**Problem description:** Retype, please, the listing from its opening line through the line that contains "(qz-e) at (573,663);", both included, without the pictures.
___ Available data ___
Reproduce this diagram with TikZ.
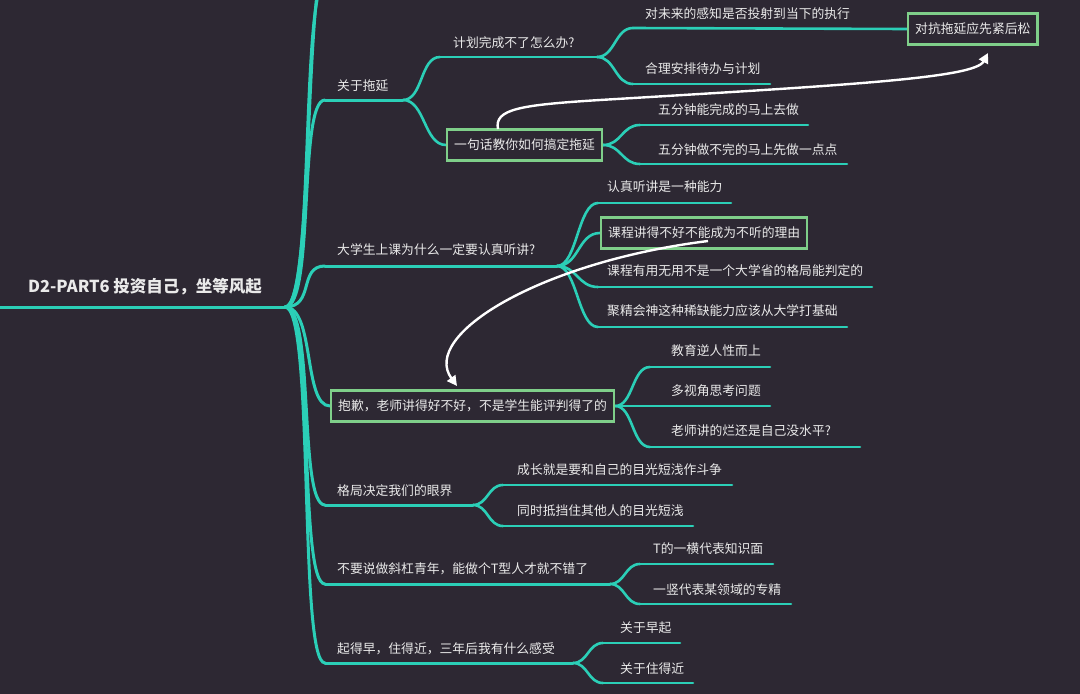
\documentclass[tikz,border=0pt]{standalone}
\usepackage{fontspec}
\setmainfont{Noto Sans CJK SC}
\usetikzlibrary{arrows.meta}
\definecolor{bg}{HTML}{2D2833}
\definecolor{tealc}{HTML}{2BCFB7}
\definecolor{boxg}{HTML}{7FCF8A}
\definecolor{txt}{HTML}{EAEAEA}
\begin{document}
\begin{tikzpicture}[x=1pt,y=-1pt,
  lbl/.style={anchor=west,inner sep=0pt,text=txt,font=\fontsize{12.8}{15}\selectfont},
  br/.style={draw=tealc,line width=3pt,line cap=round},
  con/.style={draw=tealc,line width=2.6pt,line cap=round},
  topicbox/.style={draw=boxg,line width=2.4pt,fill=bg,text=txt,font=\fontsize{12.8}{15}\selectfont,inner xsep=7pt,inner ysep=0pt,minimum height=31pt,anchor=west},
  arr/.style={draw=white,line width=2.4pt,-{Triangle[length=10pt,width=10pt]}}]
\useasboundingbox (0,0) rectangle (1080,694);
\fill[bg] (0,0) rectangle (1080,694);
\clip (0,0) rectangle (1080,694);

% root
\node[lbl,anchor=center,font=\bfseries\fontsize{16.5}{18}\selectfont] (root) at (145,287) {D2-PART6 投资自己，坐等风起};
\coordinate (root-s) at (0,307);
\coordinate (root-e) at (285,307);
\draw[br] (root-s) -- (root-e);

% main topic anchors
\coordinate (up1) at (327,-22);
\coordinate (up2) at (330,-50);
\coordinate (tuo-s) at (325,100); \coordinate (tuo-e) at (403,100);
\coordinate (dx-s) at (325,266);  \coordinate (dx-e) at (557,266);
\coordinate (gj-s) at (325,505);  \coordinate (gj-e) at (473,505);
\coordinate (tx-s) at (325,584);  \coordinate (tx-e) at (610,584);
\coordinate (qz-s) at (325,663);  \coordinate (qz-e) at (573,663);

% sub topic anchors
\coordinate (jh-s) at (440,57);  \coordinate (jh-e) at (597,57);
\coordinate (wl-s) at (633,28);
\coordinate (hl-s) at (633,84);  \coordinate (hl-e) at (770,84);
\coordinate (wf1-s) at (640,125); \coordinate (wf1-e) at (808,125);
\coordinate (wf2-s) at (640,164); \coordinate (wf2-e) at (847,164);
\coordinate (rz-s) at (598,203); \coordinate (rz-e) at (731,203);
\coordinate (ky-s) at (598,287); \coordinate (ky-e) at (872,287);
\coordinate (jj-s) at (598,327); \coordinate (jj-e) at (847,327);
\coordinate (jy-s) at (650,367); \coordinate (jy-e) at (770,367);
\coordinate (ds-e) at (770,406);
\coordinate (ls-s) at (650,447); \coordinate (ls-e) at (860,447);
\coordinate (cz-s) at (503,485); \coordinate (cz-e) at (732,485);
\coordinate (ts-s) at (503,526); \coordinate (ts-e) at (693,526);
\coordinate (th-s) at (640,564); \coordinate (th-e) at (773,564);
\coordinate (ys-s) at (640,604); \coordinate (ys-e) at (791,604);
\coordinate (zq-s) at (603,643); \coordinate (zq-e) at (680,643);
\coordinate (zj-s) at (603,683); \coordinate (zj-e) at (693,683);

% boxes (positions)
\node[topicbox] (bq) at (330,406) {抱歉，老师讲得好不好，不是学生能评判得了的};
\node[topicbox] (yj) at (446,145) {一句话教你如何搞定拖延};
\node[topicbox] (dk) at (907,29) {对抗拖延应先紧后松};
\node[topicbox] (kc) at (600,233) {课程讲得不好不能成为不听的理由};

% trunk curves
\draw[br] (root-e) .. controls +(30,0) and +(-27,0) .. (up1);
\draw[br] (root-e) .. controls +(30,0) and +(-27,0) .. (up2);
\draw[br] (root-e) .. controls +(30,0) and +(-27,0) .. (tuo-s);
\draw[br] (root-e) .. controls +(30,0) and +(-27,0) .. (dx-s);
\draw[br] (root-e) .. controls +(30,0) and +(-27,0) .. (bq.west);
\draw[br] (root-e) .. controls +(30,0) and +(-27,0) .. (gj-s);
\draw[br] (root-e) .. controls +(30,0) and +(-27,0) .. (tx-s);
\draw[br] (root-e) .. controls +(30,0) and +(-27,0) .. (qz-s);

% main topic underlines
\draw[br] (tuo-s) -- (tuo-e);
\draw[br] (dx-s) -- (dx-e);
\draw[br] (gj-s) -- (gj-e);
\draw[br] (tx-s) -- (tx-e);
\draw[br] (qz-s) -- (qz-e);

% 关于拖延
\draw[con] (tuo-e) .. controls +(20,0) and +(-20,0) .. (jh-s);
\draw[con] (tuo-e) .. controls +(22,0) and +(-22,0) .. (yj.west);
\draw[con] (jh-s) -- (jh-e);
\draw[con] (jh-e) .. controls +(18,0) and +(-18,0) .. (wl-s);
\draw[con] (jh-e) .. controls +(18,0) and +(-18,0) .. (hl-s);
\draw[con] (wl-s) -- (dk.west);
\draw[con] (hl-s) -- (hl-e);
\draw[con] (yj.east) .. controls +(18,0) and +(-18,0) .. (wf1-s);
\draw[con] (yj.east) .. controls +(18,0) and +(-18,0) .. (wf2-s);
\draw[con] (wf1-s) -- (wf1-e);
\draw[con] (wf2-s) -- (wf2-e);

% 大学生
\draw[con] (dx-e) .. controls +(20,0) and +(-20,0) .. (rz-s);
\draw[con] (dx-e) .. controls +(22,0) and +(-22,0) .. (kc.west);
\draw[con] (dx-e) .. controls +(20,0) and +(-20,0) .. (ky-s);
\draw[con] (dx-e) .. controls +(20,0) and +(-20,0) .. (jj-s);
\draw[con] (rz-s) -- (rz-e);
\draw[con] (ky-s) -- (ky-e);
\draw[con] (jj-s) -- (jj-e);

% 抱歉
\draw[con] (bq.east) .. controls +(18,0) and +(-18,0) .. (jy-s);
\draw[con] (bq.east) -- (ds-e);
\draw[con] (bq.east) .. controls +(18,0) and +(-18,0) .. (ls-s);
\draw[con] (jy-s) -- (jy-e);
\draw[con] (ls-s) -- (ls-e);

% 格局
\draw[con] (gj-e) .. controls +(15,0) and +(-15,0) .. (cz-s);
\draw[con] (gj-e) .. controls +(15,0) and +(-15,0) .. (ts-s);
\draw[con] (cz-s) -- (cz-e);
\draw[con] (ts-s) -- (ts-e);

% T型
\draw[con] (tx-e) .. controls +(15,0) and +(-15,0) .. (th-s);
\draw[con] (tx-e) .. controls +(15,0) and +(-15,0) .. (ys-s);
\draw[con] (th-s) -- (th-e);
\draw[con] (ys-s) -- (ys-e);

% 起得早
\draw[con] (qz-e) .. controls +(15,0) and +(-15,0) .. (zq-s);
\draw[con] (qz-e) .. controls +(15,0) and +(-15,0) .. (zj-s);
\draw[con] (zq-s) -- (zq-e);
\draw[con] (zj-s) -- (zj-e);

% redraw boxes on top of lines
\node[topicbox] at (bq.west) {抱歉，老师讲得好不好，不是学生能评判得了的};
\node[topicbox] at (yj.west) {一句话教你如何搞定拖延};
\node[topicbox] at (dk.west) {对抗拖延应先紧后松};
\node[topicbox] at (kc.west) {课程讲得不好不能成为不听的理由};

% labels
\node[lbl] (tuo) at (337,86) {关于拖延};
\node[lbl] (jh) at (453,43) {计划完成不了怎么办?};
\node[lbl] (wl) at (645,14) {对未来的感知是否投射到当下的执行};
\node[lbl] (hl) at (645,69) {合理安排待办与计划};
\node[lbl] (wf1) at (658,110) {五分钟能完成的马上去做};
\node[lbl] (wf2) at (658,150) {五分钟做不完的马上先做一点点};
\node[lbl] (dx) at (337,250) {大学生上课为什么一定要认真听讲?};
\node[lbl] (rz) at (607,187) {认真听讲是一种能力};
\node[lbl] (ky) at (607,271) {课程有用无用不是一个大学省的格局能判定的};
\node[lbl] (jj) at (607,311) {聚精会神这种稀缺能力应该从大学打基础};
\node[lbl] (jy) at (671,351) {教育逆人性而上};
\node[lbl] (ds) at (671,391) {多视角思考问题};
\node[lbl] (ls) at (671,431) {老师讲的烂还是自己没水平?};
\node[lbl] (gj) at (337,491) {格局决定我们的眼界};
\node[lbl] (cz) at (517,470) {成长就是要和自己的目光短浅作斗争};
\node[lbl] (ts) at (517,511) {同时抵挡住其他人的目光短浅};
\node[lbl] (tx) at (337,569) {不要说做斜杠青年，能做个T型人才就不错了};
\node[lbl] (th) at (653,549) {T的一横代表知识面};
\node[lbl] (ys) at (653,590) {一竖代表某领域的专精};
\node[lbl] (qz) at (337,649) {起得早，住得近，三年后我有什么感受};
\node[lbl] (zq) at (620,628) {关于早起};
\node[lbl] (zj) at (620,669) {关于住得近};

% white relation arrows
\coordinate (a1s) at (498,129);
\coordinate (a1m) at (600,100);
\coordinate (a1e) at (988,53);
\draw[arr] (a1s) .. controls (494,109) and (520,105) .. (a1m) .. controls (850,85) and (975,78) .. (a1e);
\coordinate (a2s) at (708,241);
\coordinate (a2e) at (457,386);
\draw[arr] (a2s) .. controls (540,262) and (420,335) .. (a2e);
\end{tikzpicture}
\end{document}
___
**Answer to the problem:**
Reproduce this diagram with TikZ.
\documentclass[tikz,border=0pt]{standalone}
\usepackage{fontspec}
\setmainfont{Noto Sans CJK SC}
\usetikzlibrary{arrows.meta}
\definecolor{bg}{HTML}{2D2833}
\definecolor{tealc}{HTML}{2BCFB7}
\definecolor{boxg}{HTML}{7FCF8A}
\definecolor{txt}{HTML}{EAEAEA}
\begin{document}
\begin{tikzpicture}[x=1pt,y=-1pt,
  lbl/.style={anchor=west,inner sep=0pt,text=txt,font=\fontsize{12.8}{15}\selectfont},
  br/.style={draw=tealc,line width=3pt,line cap=round},
  con/.style={draw=tealc,line width=2.6pt,line cap=round},
  topicbox/.style={draw=boxg,line width=2.4pt,fill=bg,text=txt,font=\fontsize{12.8}{15}\selectfont,inner xsep=7pt,inner ysep=0pt,minimum height=31pt,anchor=west},
  arr/.style={draw=white,line width=2.4pt,-{Triangle[length=10pt,width=10pt]}}]
\useasboundingbox (0,0) rectangle (1080,694);
\fill[bg] (0,0) rectangle (1080,694);
\clip (0,0) rectangle (1080,694);

% root
\node[lbl,anchor=center,font=\bfseries\fontsize{16.5}{18}\selectfont] (root) at (145,287) {D2-PART6 投资自己，坐等风起};
\coordinate (root-s) at (0,307);
\coordinate (root-e) at (285,307);
\draw[br] (root-s) -- (root-e);

% main topic anchors
\coordinate (up1) at (327,-22);
\coordinate (up2) at (330,-50);
\coordinate (tuo-s) at (325,100); \coordinate (tuo-e) at (403,100);
\coordinate (dx-s) at (325,266);  \coordinate (dx-e) at (557,266);
\coordinate (gj-s) at (325,505);  \coordinate (gj-e) at (473,505);
\coordinate (tx-s) at (325,584);  \coordinate (tx-e) at (610,584);
\coordinate (qz-s) at (325,663);  \coordinate (qz-e) at (573,663);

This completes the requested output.